The top four wireless carriers, AT&T, T-Mobile, Verizon and Sprint, provide 90 percent of mobile wireless telecommunications service in the United States. DOJ argued that the high post-merger concentration, both nationally and in almost all local markets, suggests that the loss of one competitor would result in a substantial increase in market power. DOJ also stated that the merger’s anticompetitive effects would be worse because T-Mobile was a particularly aggressive competitor both in pricing and innovation. Moreover, entry would be difficult as it would require nationwide spectrum, a national network, a large number of customers to produce scale economies, and a strong brand. Thus, DOJ alleged that the merger would result in consumers facing “higher prices, less product variety and innovation, and poorer quality service.”
The FCC’s staff report on the merger makes arguments similar to DOJ’s. It states that “the unprecedented increase in market concentration” due to the merger would raise prices and lessen innovation and investment in the mobile wireless market. The FCC found no evidence to support AT&T and T-Mobile’s claim that the merger would create jobs. In fact, it found that AT&T’s internal documents contradicted this claim. The FCC staff found it more likely that the merger would lead to massive job losses as the two firms eliminated overlapping services and operations. According to the report, internal AT&T documents also contradicted the claim that the merger was necessary for AT&T to expand its 4G LTE network to more users. The FCC staff concluded that while AT&T needs more spectrum to increase its capacity, it could meet that need by buying spectrum licenses from companies not using them, as it has been doing.
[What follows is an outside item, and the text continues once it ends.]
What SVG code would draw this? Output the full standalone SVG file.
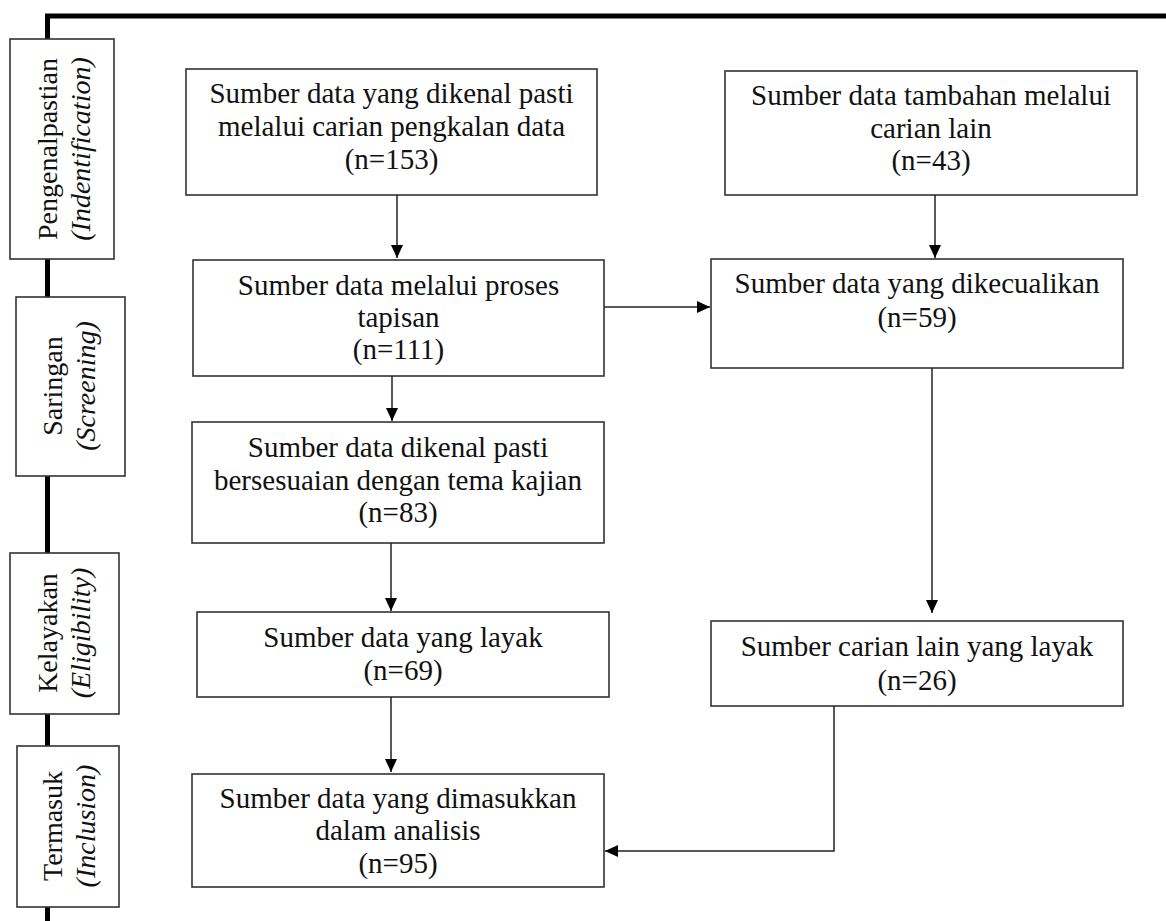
<svg xmlns="http://www.w3.org/2000/svg" width="1166" height="921" viewBox="0 0 1166 921" font-family="Liberation Serif, DejaVu Serif, serif">
<style>
.box{fill:#fff;stroke:#333;stroke-width:1.6}
text{font-family:Liberation Serif, DejaVu Serif, serif}
.t{font-size:29px;fill:#111;text-anchor:middle}
.s{font-size:28px;fill:#111;text-anchor:middle}
.i{font-style:italic}
.c{fill:none;stroke:#222;stroke-width:1.5}
.frame{fill:none;stroke:#000;stroke-width:5}
</style>
<defs>
<marker id="ah" markerUnits="userSpaceOnUse" markerWidth="13" markerHeight="12" refX="13" refY="6" orient="auto">
<path d="M0,0 L13,6 L0,12 z" fill="#000"/>
</marker>
</defs>
<rect width="1166" height="921" fill="#fff"/>
<g id="frame">
<path class="frame" d="M47.5,921 V16 H1166"/>
</g>
<g id="stage-identification">
<rect class="box" x="10" y="39" width="104" height="220"/>
<text class="s" transform="translate(57,149) rotate(-90)">Pengenalpastian</text>
<text class="s i" transform="translate(90,149) rotate(-90)">(Indentification)</text>
</g>
<g id="stage-screening">
<rect class="box" x="16" y="297" width="109" height="179"/>
<text class="s" transform="translate(62,386) rotate(-90)">Saringan</text>
<text class="s i" transform="translate(95,386) rotate(-90)">(Screening)</text>
</g>
<g id="stage-eligibility">
<rect class="box" x="10" y="553" width="109" height="161"/>
<text class="s" transform="translate(57,633) rotate(-90)">Kelayakan</text>
<text class="s i" transform="translate(90,633) rotate(-90)">(Eligibility)</text>
</g>
<g id="stage-inclusion">
<rect class="box" x="17" y="746" width="102" height="161"/>
<text class="s" transform="translate(62,826) rotate(-90)">Termasuk</text>
<text class="s i" transform="translate(95,826) rotate(-90)">(Inclusion)</text>
</g>
<g id="n1">
<rect class="box" x="186" y="69" width="411" height="126"/>
<text class="t" x="391.5" y="103">Sumber data yang dikenal pasti</text>
<text class="t" x="391.5" y="136">melalui carian pengkalan data</text>
<text class="t" x="391.5" y="169">(n=153)</text>
</g>
<g id="n2">
<rect class="box" x="725" y="71" width="412" height="124"/>
<text class="t" x="931" y="105">Sumber data tambahan melalui</text>
<text class="t" x="931" y="138">carian lain</text>
<text class="t" x="931" y="170">(n=43)</text>
</g>
<g id="n3">
<rect class="box" x="193" y="260" width="411" height="116"/>
<text class="t" x="398.5" y="295">Sumber data melalui proses</text>
<text class="t" x="398.5" y="327">tapisan</text>
<text class="t" x="398.5" y="359">(n=111)</text>
</g>
<g id="n4">
<rect class="box" x="711" y="259" width="412" height="109"/>
<text class="t" x="917" y="293">Sumber data yang dikecualikan</text>
<text class="t" x="917" y="327">(n=59)</text>
</g>
<g id="n5">
<rect class="box" x="192" y="422" width="412" height="121"/>
<text class="t" x="398" y="457">Sumber data dikenal pasti</text>
<text class="t" x="398" y="490">bersesuaian dengan tema kajian</text>
<text class="t" x="398" y="522">(n=83)</text>
</g>
<g id="n6">
<rect class="box" x="197" y="612" width="412" height="85"/>
<text class="t" x="403" y="647">Sumber data yang layak</text>
<text class="t" x="403" y="680">(n=69)</text>
</g>
<g id="n7">
<rect class="box" x="711" y="621" width="412" height="85"/>
<text class="t" x="917" y="656">Sumber carian lain yang layak</text>
<text class="t" x="917" y="690">(n=26)</text>
</g>
<g id="n8">
<rect class="box" x="192" y="774" width="412" height="113"/>
<text class="t" x="398" y="808">Sumber data yang dimasukkan</text>
<text class="t" x="398" y="840">dalam analisis</text>
<text class="t" x="398" y="873">(n=95)</text>
</g>
<g id="connectors">
<path class="c" d="M397,195 V258" marker-end="url(#ah)"/>
<path class="c" d="M935,195 V258" marker-end="url(#ah)"/>
<path class="c" d="M604,307 H710" marker-end="url(#ah)"/>
<path class="c" d="M392,376 V421" marker-end="url(#ah)"/>
<path class="c" d="M391,543 V611" marker-end="url(#ah)"/>
<path class="c" d="M932,368 V613" marker-end="url(#ah)"/>
<path class="c" d="M391,697 V772" marker-end="url(#ah)"/>
<path class="c" d="M834,706 V851 H605" marker-end="url(#ah)"/>
</g>
</svg>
Because the merger has fallen through, AT&T must now pay Deutsche Telekom, the parent company of T-Mobile, $3 billion cash and also give it $1 billion in wireless assets. In addition, AT&T and T-Mobile subsequently entered into a seven-year roaming agreement for the United States. This agreement will allow T-Mobile to extend its coverage into sections of the country where it previously had no high-speed mobile network.